A experiência da escrita

Não há, para mim, imagem mais precisa sobre o desejo/prática da escrita do que a ação que o verbo escorchar alude. A escrita é, portanto, um ato voraz de tirar a casca e a carcaça das coisas, raspando, mitigando, triturando e perfurando os seus sentidos. Ela é desejo de superação de fronteiras, de experimentação de territórios, de vínculos insuspeitos. A escrita nunca se coloca como um momento de suspensão, de trégua, de pacificação. Pelo contrário, ela é uma espécie de britadeira nervosa e barulhenta que busca escandir toda e qualquer plataforma uniforme e continente. Ela, para mim, é arar e cultivar terrenos – virgens ou devastados - com as palavras, através de um trabalho ardiloso no âmbito corporal, sensorial e intelectual.

Na e pela escrita consigo roçar com o risco.

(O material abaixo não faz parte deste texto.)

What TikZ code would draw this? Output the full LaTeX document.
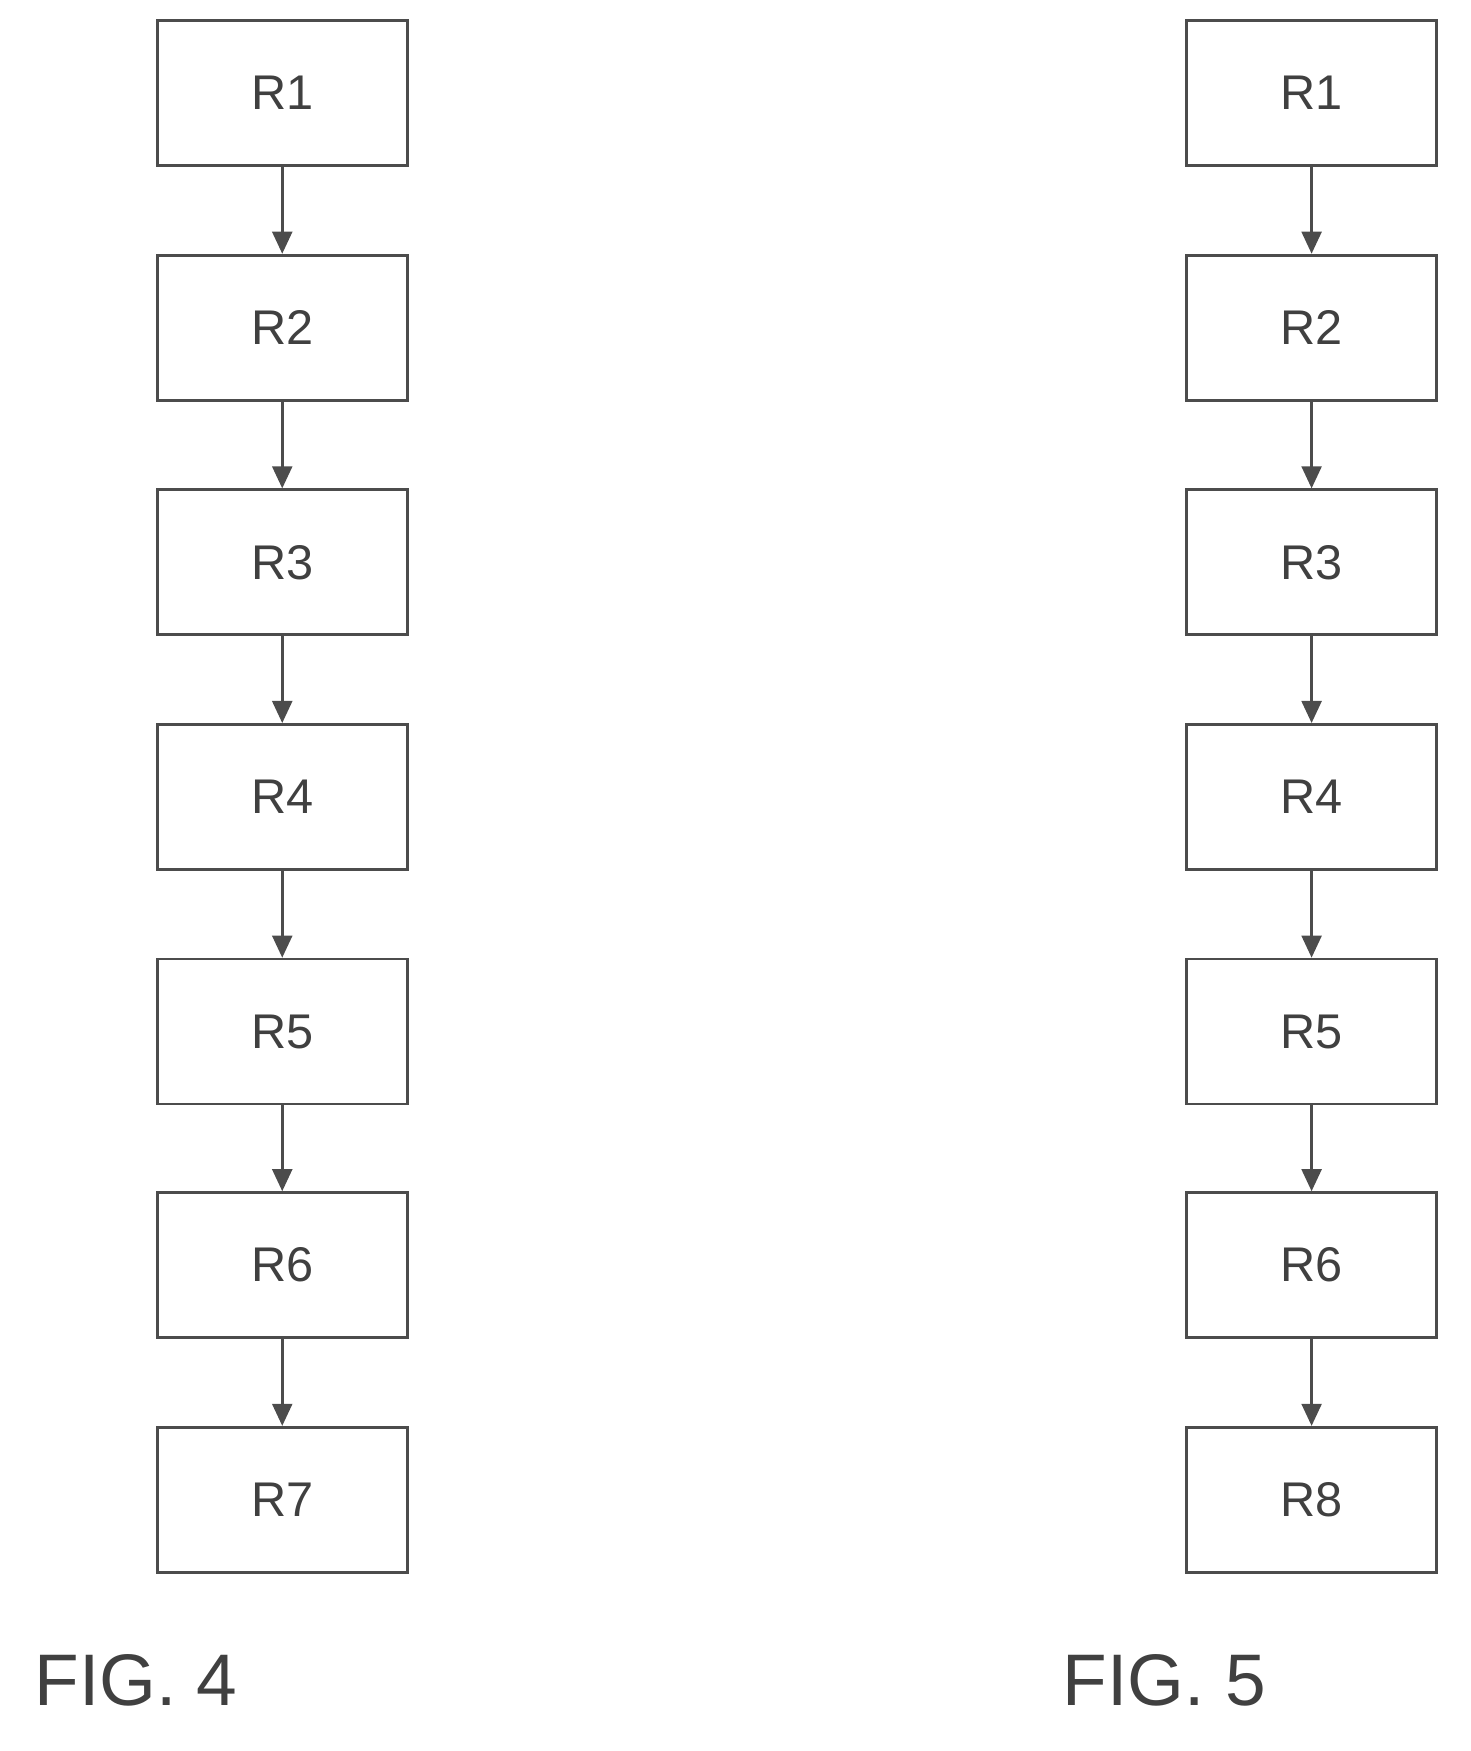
\documentclass[tikz,border=0pt]{standalone}
\usepackage{fontspec}
\setmainfont{Liberation Sans}
\usetikzlibrary{arrows.meta}
\begin{document}
\begin{tikzpicture}[x=1pt,y=-1pt,
  box/.style={draw=black!70,line width=2.5pt,minimum width=226pt,minimum height=131pt,inner sep=0pt,font=\fontsize{44}{48}\selectfont,text=black!75},
  arr/.style={draw=black!70,line width=2.5pt,-{Triangle[length=20pt,width=18pt]}},
  fig/.style={font=\fontsize{66}{70}\selectfont,text=black!75}]
\useasboundingbox (0,0) rectangle (1329,1582);
\foreach \i/\y in {1/84,2/296,3/508,4/720,5/932,6/1143,7/1355}{
  \node[box] (a\i) at (255,\y) {R\i};
}
\foreach \i/\t/\y in {1/1/84,2/2/296,3/3/508,4/4/720,5/5/932,6/6/1143,7/8/1355}{
  \node[box] (b\i) at (1185,\y) {R\t};
}
\foreach \i [evaluate=\i as \j using int(\i+1)] in {1,...,6}{
  \draw[arr] (a\i) -- (a\j);
  \draw[arr] (b\i) -- (b\j);
}
\node[fig] (f4) at (123,1518) {FIG. 4};
\node[fig] (f5) at (1052,1518) {FIG. 5};
\end{tikzpicture}
\end{document}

A escrita é, portanto, um pacto que estabeleço, em absoluto silêncio e sem alarde, com a ousadia.  A devassa por novos territórios – sensíveis e materiais - pela escrita sustenta-se através de um jogo sensual com as palavras, onde busco brincar com suas filiações originárias, levando-as a experimentar novas parcerias e alianças. As palavras, pelas quais manifesto profunda adoração e deferência, são as minhas bússolas e também âncoras que me referenciam no mergulho da escrita.

O trabalho com a escrita é sempre o meu ponto de inflexão, nunca ponto de partida. Resultante de um longo processo de engravidamento e cultivo, a minha escrita materializa-se quando há uma vida prenhe e borbulhante gritando para ganhar existência e lugar. Esta escrita, urdida na pequena distância e em certo silêncio, de forma intermitente, não busca rivalizar nem, por outro lado, reverenciar a vida. A leitura e a escrita, participam, na mesma intensidade e medida, do meu desejo de engordar a leitura sobre o mundo, possibilitando vazar suas excrescências, excessos, camadas e tonalidades.